SQA compliance is implemented through a lifecycle of discrete, auditable phases. The following structure reflects the framework described in IEEE Std 730-2014, the IEEE Standard for Software Quality Assurance Processes:

  1. SQA Planning — A Software Quality Assurance Plan (SQAP) is drafted before development begins, identifying applicable standards, audit checkpoints, roles, and metrics. The SQAP must reference the specific version of any governing standard.
  2. Requirements traceability — Each functional requirement is assigned a unique identifier and traced forward through design, code, and test artifacts. Gaps in traceability are treated as nonconformances under most frameworks, including FDA 21 CFR Part 820.30.
  3. Code and design review — Formal inspection records document findings against defined entry and exit criteria. DO-178C, for example, mandates structural coverage analysis at the Modified Condition/Decision Coverage (MC/DC) level for Level A software.
  4. Testing and verification — Test plans, test cases, and test results are version-controlled and retained. Validation and verification compliance requirements differ: verification confirms that the software was built correctly; validation confirms it was the right software to build.
  5. Nonconformance and corrective action — Defects discovered during testing or post-release trigger a documented nonconformance process, feeding into CAPA compliance requirements where applicable.
  6. Configuration and change control — Every change to a controlled artifact — source code, test script, or specification — is logged, reviewed, and approved before merge. The governing principle is full traceability from change request to release.
  7. Audit and closure — Independent SQA audits verify that the SQAP was followed. Audit records are retained per the retention schedules specified in the applicable regulation or standard.

Common scenarios

Medical device software. A manufacturer developing firmware for an infusion pump must satisfy both FDA 21 CFR Part 820 and IEC 62304. The software is classified as Class C under IEC 62304, triggering full lifecycle documentation, a unit-level test suite, and mandatory anomaly resolution records.

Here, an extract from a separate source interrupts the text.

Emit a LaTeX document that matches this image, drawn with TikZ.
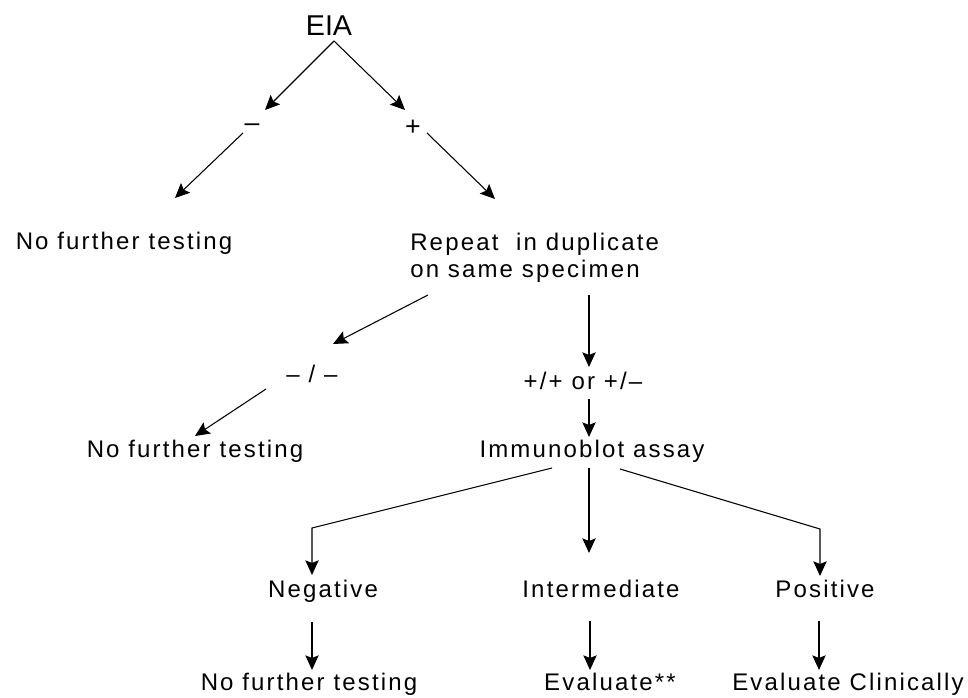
\documentclass[tikz,border=0pt]{standalone}
\usepackage{fontspec}
\setmainfont{Liberation Sans}[LetterSpace=9]
\newfontfamily\plainfont{Liberation Sans}
\usetikzlibrary{arrows.meta}
\begin{document}
\begin{tikzpicture}[x=0.75pt,y=-0.75pt,
  lbl/.style={font=\fontsize{18}{21}\selectfont, inner sep=0pt, anchor=base},
  arr/.style={line width=0.8pt, -{Stealth[length=11pt,width=10pt,inset=2pt]}},
  ln/.style={line width=0.8pt}]
\useasboundingbox (0,0) rectangle (968,698);
% text nodes
\node[lbl] (eia) at (329,36) {\plainfont\fontsize{21.5}{24}\selectfont EIA};
\node[lbl] (mn) at (252,132) {\fontsize{20}{24}\selectfont –};
\node[lbl] (pl) at (413,136) {\fontsize{20}{24}\selectfont +};
\node[lbl] (nft1) at (124,250) {No further testing};
\node[lbl, anchor=base west] (rep1) at (410,251) {Repeat\ \ in duplicate};
\node[lbl, anchor=base west] (rep2) at (410,278) {on same specimen};
\node[lbl] (mm) at (312,383) {– / –};
\node[lbl] (pp) at (583,390) {+/+ or +/–};
\node[lbl] (nft2) at (195,458) {No further testing};
\node[lbl] (imm) at (592,458) {Immunoblot assay};
\node[lbl] (neg) at (323,597) {Negative};
\node[lbl] (int) at (601,597) {Intermediate};
\node[lbl] (pos) at (825,597) {Positive};
\node[lbl] (nft3) at (309,690) {No further testing};
\node[lbl] (ev) at (610,690) {Evaluate**};
\node[lbl] (evc) at (848,690) {Evaluate Clinically};
% connector end points
\coordinate (eiaS) at (334,41);
\coordinate (mnN) at (265,110);
\coordinate (plN) at (405,110);
\coordinate (mnS) at (243,133);
\coordinate (nft1N) at (175,198);
\coordinate (plS) at (427,133);
\coordinate (repN) at (495,199);
\coordinate (repSW) at (428,295);
\coordinate (mmN) at (333,344);
\coordinate (mmS) at (266,389);
\coordinate (nft2N) at (195,436);
\coordinate (repS) at (589,295);
\coordinate (ppN) at (589,367);
\coordinate (ppS) at (589,399);
\coordinate (immN) at (589,437);
\coordinate (immSW) at (552,468);
\coordinate (negK) at (312,528);
\coordinate (negN) at (312,575);
\coordinate (immS) at (589,468);
\coordinate (intN) at (589,553);
\coordinate (immSE) at (620,469);
\coordinate (posK) at (820,529);
\coordinate (posN) at (820,576);
\coordinate (negS) at (312,622);
\coordinate (nft3N) at (312,670);
\coordinate (intS) at (590,621);
\coordinate (evN) at (590,670);
\coordinate (posS) at (819,621);
\coordinate (evcN) at (819,670);
% connectors
\draw[arr] (eiaS) -- (mnN);
\draw[arr] (eiaS) -- (plN);
\draw[arr] (mnS) -- (nft1N);
\draw[arr] (plS) -- (repN);
\draw[arr] (repSW) -- (mmN);
\draw[arr] (mmS) -- (nft2N);
\draw[arr] (repS) -- (ppN);
\draw[arr] (ppS) -- (immN);
\draw[arr] (immSW) -- (negK) -- (negN);
\draw[arr] (immS) -- (intN);
\draw[arr] (immSE) -- (posK) -- (posN);
\draw[arr] (negS) -- (nft3N);
\draw[arr] (intS) -- (evN);
\draw[arr] (posS) -- (evcN);
\end{tikzpicture}
\end{document}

Aerospace software. A supplier writing flight management code for a commercial aircraft must achieve DO-178C Level A compliance, requiring 100% MC/DC structural coverage, independent review of all verification outputs, and a tool qualification process for any automated test tool that generates outputs used as verification evidence.

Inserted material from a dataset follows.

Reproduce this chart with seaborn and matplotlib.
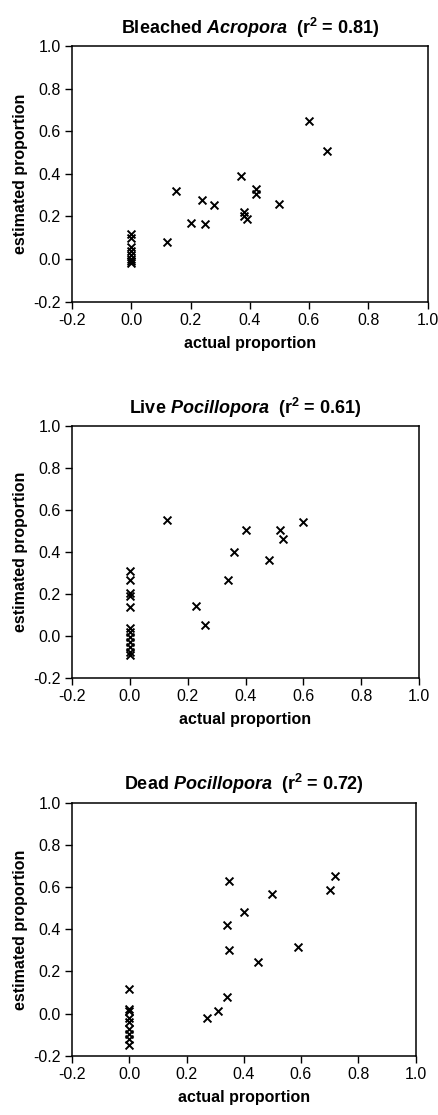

Federal government IT. A contractor delivering software to a civilian agency must satisfy the NIST SP 800-53 control baseline assigned to the system's impact level. The SA (System and Services Acquisition) and SI (System and Information Integrity) control families directly impose software development and testing requirements.

Automotive software. Suppliers to OEMs certified under IATF 16949 must meet ASPICE (Automotive SPICE) process assessments alongside functional safety requirements in ISO 26262, which uses an Automotive Safety Integrity Level (ASIL) classification from ASIL A through ASIL D.

Decision boundaries

The selection of an applicable SQA standard is not discretionary — it follows from product category, intended use, and the regulatory jurisdiction of the market in which the product is released.

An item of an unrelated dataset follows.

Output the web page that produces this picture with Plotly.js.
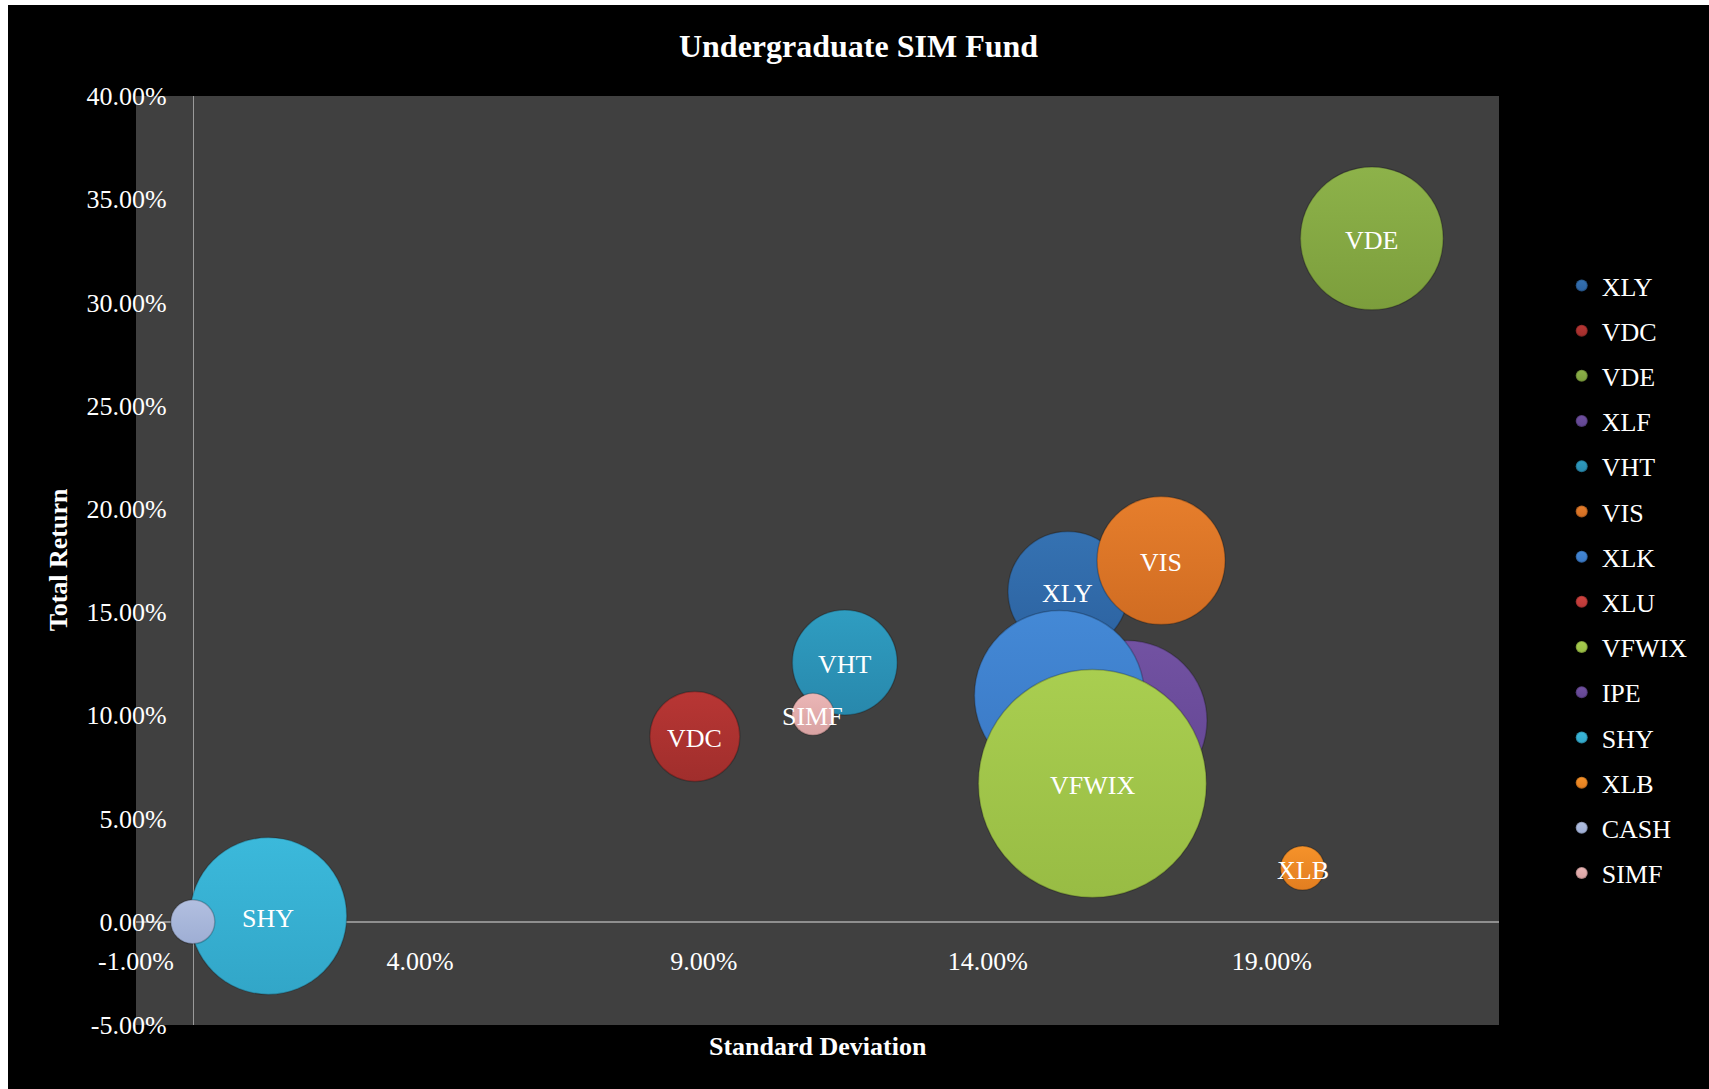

Criterion Applicable Standard
FDA-regulated medical device software IEC 62304, FDA 21 CFR Part 820 / QSR
FAA-certified airborne software DO-178C (RTCA)
Federal IT systems NIST SP 800-53, FIPS 140-3
Automotive safety-critical software ISO 26262, ASPICE
General software product quality ISO/IEC 25010

A key contrast exists between prescriptive and risk-based frameworks. DO-178C is largely prescriptive: it specifies exactly which objectives must be satisfied at each software level. IEC 62304, by contrast, scales requirements to software safety class, granting more flexibility at Class A while imposing comprehensive controls at Class C. Organizations operating under risk-based compliance QA approaches must document the rationale for any scoping decisions that reduce the applied control set, and those decisions must survive third-party audit scrutiny.